## Task to complete
Extract everything from the first line through the line with "1.45, 0.85, 0.0]", both ends included, except for any pictures.

----

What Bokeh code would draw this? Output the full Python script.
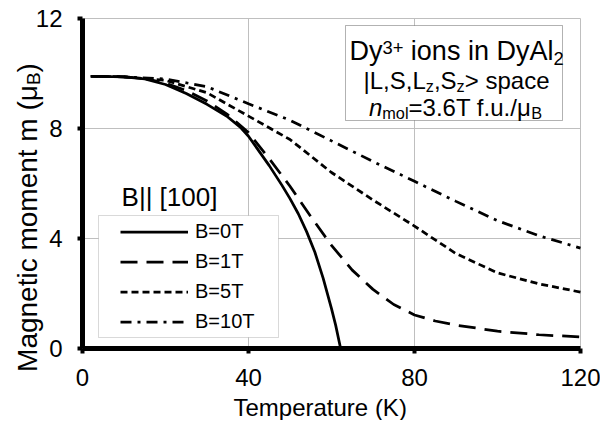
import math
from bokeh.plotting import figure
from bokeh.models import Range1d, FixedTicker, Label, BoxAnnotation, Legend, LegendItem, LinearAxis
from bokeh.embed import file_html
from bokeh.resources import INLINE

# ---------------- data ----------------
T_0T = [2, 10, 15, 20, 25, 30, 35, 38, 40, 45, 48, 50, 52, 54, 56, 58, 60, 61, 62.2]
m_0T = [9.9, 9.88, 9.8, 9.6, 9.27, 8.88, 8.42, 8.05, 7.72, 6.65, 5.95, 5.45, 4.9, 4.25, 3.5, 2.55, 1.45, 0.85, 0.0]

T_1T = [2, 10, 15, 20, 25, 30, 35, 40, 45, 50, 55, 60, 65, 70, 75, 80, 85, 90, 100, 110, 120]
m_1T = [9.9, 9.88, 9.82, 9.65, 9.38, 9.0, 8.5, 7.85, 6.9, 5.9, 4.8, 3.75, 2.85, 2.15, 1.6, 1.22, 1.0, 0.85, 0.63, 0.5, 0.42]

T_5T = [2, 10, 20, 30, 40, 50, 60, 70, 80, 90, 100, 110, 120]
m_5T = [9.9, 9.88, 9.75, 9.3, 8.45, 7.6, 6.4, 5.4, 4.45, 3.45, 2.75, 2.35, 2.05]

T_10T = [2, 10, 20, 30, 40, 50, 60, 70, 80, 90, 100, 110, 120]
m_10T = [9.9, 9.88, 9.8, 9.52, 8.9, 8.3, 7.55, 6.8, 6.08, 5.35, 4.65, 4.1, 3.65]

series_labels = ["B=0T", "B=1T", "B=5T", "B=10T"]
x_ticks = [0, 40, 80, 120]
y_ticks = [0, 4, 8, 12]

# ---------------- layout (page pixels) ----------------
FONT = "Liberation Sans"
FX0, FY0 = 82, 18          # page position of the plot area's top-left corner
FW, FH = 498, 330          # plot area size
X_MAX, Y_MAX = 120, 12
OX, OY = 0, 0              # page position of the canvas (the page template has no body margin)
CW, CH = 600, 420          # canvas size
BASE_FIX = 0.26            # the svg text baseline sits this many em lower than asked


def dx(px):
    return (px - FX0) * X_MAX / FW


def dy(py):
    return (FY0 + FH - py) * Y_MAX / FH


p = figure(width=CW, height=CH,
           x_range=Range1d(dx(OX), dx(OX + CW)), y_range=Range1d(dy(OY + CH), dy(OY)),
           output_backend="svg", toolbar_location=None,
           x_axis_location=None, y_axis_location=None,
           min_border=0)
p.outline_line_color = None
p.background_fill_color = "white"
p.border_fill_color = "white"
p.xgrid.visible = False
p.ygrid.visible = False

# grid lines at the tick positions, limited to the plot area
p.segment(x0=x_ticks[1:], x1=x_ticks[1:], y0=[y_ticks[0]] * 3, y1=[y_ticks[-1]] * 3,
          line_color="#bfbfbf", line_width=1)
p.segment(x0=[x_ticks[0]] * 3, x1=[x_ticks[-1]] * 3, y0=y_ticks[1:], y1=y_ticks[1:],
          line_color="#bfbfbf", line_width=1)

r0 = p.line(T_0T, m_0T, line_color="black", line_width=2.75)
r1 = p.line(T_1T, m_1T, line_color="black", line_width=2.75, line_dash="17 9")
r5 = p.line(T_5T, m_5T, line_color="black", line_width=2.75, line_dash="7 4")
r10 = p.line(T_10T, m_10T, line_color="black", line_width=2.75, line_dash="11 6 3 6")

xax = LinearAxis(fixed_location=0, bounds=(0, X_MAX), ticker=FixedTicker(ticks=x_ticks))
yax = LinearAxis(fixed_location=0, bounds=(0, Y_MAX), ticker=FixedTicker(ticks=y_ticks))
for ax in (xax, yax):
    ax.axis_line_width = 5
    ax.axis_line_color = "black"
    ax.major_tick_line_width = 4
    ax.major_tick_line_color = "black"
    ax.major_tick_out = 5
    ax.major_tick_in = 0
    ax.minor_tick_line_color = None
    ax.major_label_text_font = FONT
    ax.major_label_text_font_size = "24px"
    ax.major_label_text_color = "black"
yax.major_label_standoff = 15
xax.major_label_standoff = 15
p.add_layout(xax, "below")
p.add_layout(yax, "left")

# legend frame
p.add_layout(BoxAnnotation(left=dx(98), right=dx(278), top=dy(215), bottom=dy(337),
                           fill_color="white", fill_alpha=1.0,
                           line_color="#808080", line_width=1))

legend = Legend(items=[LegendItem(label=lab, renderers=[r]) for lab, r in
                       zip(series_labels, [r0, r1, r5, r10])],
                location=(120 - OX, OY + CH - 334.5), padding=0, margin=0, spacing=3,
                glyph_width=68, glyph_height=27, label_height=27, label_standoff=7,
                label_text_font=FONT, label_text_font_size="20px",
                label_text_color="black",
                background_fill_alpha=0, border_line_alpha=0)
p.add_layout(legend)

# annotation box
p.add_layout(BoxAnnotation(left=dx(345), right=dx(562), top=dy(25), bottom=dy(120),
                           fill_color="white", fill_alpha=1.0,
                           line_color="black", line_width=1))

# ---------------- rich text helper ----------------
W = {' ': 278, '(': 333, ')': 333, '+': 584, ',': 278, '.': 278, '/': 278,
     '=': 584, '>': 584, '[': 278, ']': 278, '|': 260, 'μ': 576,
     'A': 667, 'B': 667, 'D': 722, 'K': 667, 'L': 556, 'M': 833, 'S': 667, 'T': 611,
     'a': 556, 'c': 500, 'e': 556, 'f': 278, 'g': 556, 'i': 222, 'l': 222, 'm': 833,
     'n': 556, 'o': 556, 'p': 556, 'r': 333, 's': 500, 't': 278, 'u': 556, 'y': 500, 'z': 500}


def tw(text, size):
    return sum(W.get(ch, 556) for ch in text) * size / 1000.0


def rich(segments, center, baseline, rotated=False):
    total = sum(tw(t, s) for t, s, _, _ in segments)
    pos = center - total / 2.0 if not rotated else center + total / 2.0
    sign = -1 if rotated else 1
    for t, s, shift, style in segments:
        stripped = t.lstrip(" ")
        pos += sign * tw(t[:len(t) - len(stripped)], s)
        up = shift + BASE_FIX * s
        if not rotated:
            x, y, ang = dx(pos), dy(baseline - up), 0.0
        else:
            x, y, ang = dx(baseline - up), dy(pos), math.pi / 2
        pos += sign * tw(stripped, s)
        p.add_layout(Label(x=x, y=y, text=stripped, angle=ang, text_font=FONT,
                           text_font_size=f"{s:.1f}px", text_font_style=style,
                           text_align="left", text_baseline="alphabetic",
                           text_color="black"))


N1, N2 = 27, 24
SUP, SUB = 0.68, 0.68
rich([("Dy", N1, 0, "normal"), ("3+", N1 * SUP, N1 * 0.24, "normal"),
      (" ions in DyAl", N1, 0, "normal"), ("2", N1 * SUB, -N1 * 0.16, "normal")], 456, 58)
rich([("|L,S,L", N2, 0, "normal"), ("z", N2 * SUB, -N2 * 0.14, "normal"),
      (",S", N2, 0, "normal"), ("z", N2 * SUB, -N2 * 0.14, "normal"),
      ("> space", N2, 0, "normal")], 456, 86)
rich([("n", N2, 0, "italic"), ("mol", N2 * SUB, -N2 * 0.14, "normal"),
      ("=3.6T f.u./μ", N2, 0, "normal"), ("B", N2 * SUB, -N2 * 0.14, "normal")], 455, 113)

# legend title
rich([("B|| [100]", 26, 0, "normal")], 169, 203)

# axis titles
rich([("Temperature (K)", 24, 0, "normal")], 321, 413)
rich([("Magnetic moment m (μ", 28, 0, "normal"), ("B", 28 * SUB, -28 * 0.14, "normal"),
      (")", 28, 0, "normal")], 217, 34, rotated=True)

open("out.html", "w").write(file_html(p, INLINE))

----

## Finished task
What Bokeh code would draw this? Output the full Python script.
import math
from bokeh.plotting import figure
from bokeh.models import Range1d, FixedTicker, Label, BoxAnnotation, Legend, LegendItem, LinearAxis
from bokeh.embed import file_html
from bokeh.resources import INLINE

# ---------------- data ----------------
T_0T = [2, 10, 15, 20, 25, 30, 35, 38, 40, 45, 48, 50, 52, 54, 56, 58, 60, 61, 62.2]
m_0T = [9.9, 9.88, 9.8, 9.6, 9.27, 8.88, 8.42, 8.05, 7.72, 6.65, 5.95, 5.45, 4.9, 4.25, 3.5, 2.55, 1.45, 0.85, 0.0]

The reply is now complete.